Las voces de la diáspora
En El mundo de ayer, su autobiografía, Stefan Zweig refería una escena de la que fue testigo en una agencia de viajes de Londres: “Estaba abarrotada de refugiados, casi todos judíos, y todos querían ir a algún lugar. Les daba igual a qué país, a los hielos del polo Norte o a la hirviente caldera de las arenas del Sáhara, lo importante era irse lejos, muy lejos, pues el permiso de residencia había caducado y tenían que proseguir su camino, emprender viaje con mujer e hijos a otros lugares, bajo otras estrellas, a un mundo de habla extraña, entre personas a las que no conocían y que no querían forasteros”.

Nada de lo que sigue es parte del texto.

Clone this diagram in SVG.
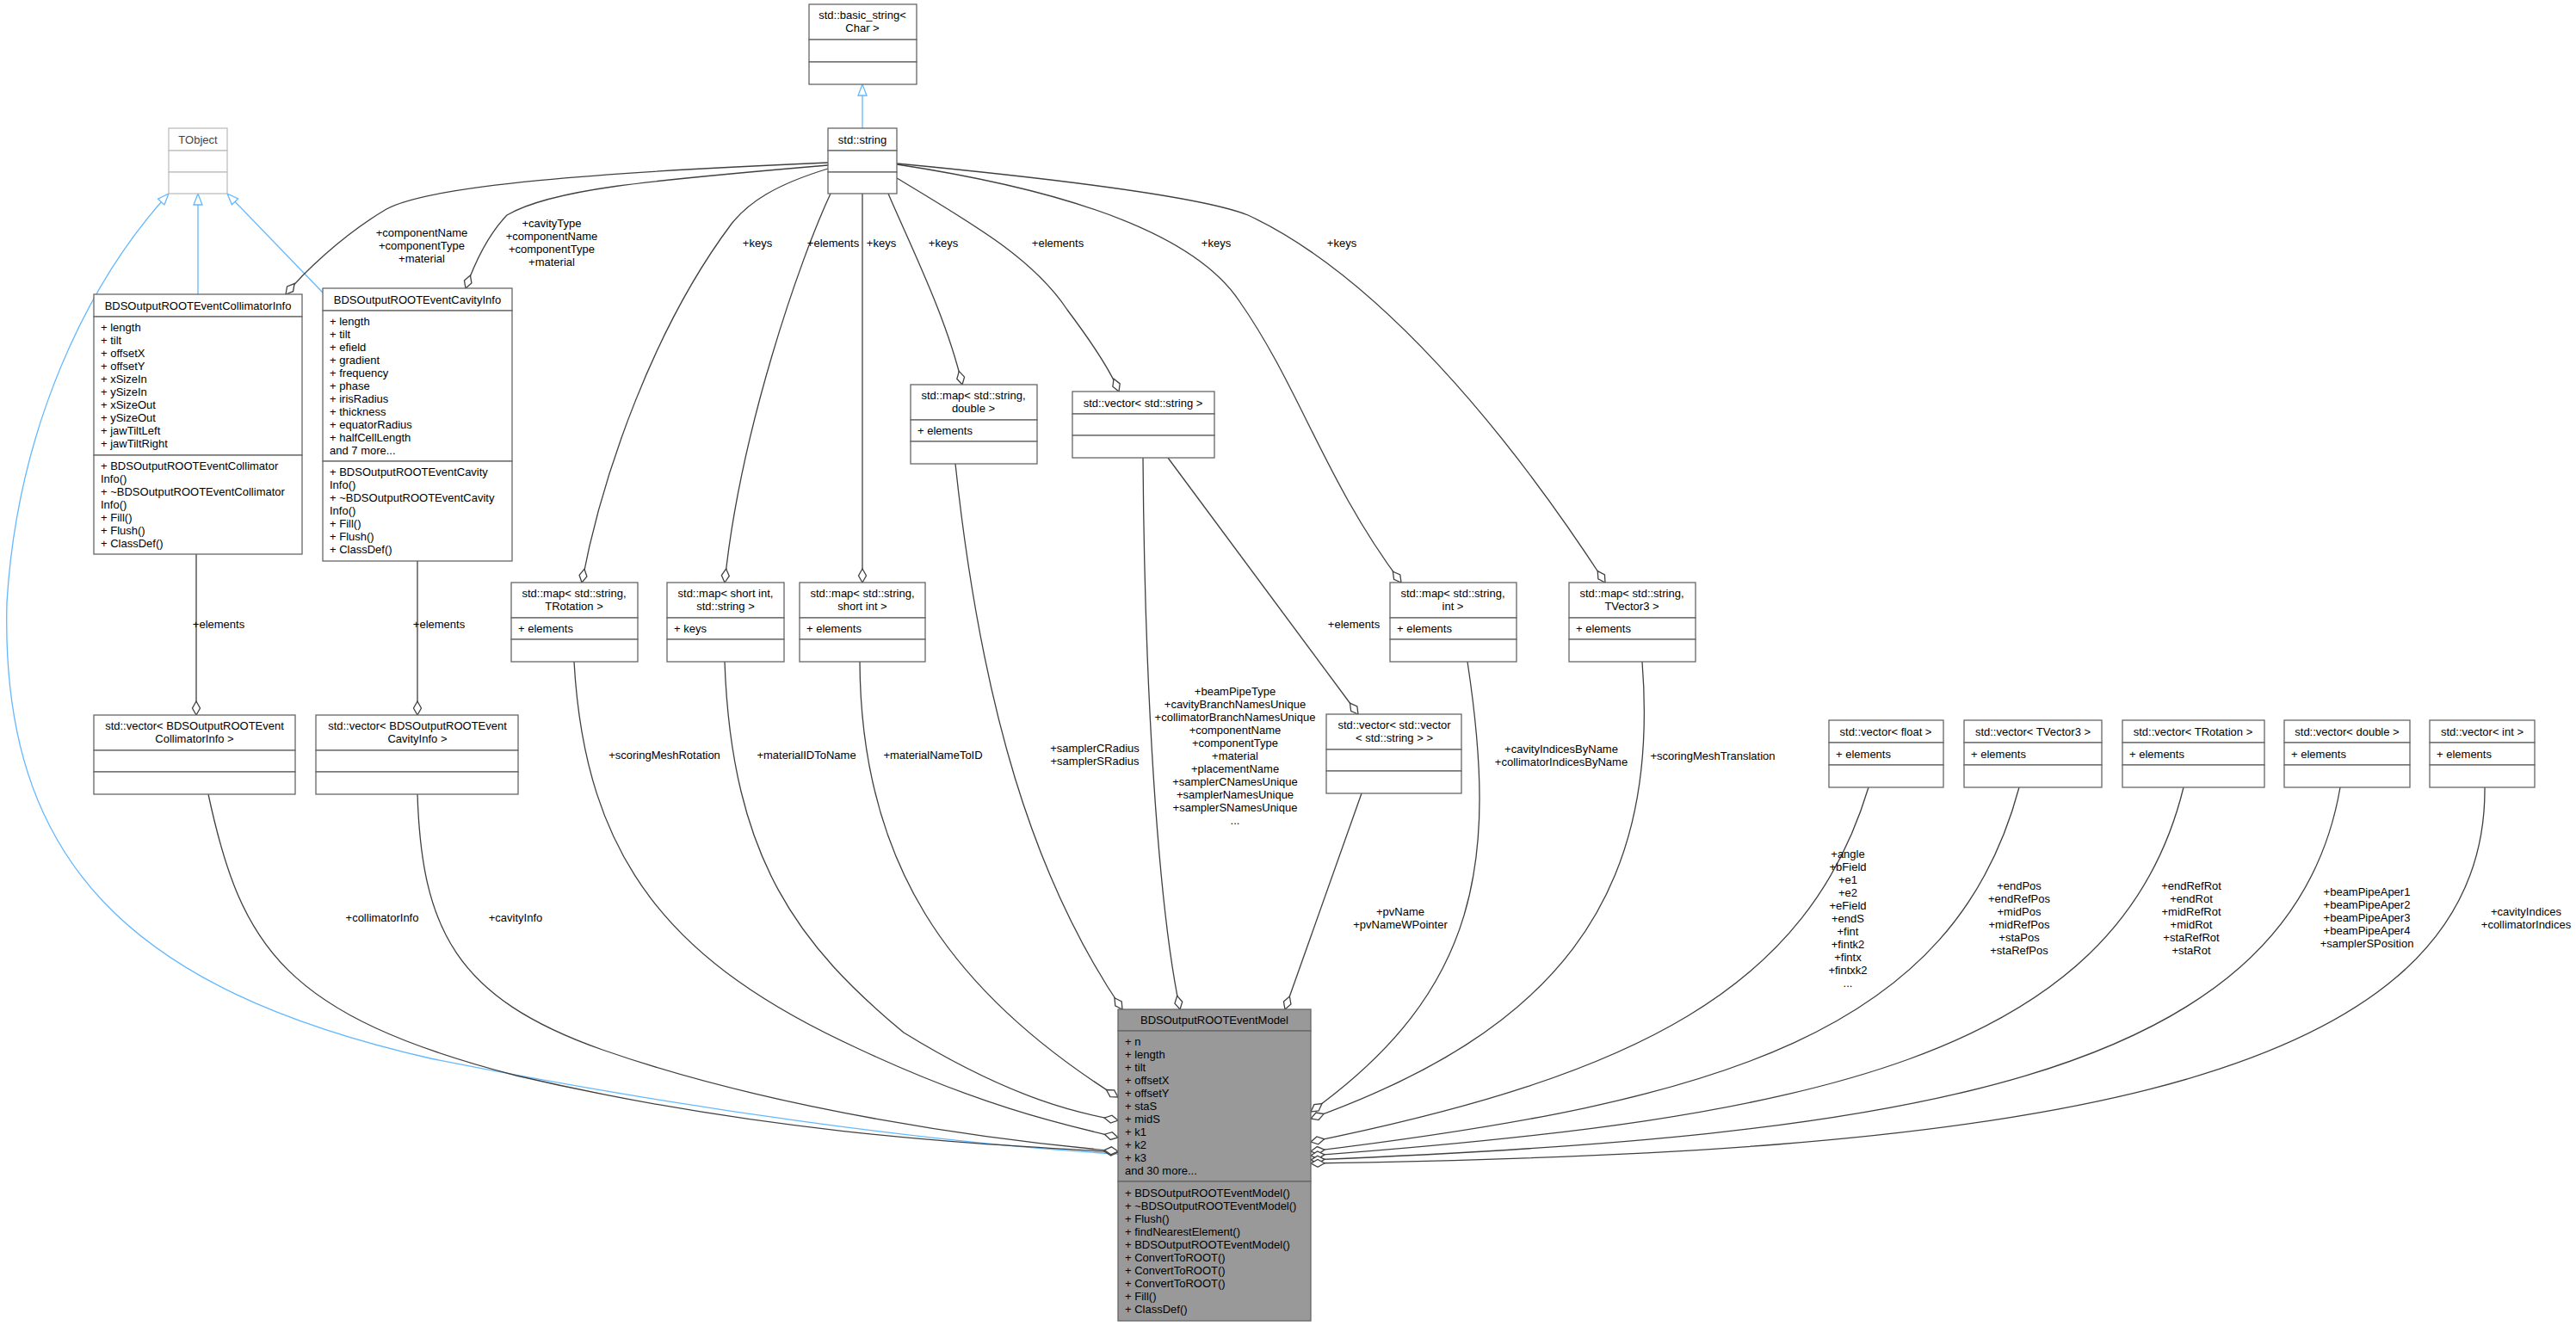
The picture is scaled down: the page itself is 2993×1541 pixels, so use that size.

Así era la realidad de aquella diáspora que se inició tras el ascenso de Hitler al poder. Los opositores políticos y los judíos empezaron a huir de Alemania para escapar de la persecución llevada a cabo por el régimen nazi. La mayor parte se fueron a países cercanos como Francia, Bélgica o Suiza. Los más adinerados y con mejores contactos viajaron hasta Estados Unidos, donde no era sencillo conseguir un visado. Otros emigraron a Palestina, o incluso a Shanghái. Pero, a medida que avanzaban los años treinta, los obstáculos eran mayores. Los nazis, que acosaban a los judíos, ponían muchas trabas legales para que se llevaran su dinero. A su vez, el creciente flujo de emigrantes encontraba cada vez más reticencias entre los posibles países receptores. A las dificultades económicas de la época se sumaban prejuicios antisemitas. En 1938, la violencia expresada en la Noche de los Cristales Rotos marcó un antes y un después. Algunos países facilitaron el paso de sus fronteras, en especial Gran Bretaña, que fue el estado que más refugiados admitió, entre ellos, miles de niños. Leve espejismo. El estallido de la guerra no solo volvió a cerrar las puertas de muchos destinos, a causa de la ocupación nazi, sino que obligó a continuar huyendo a quienes habían logrado exiliarse. Por entonces, los planes exterminadores del Tercer Reich eran algo más que una amenaza.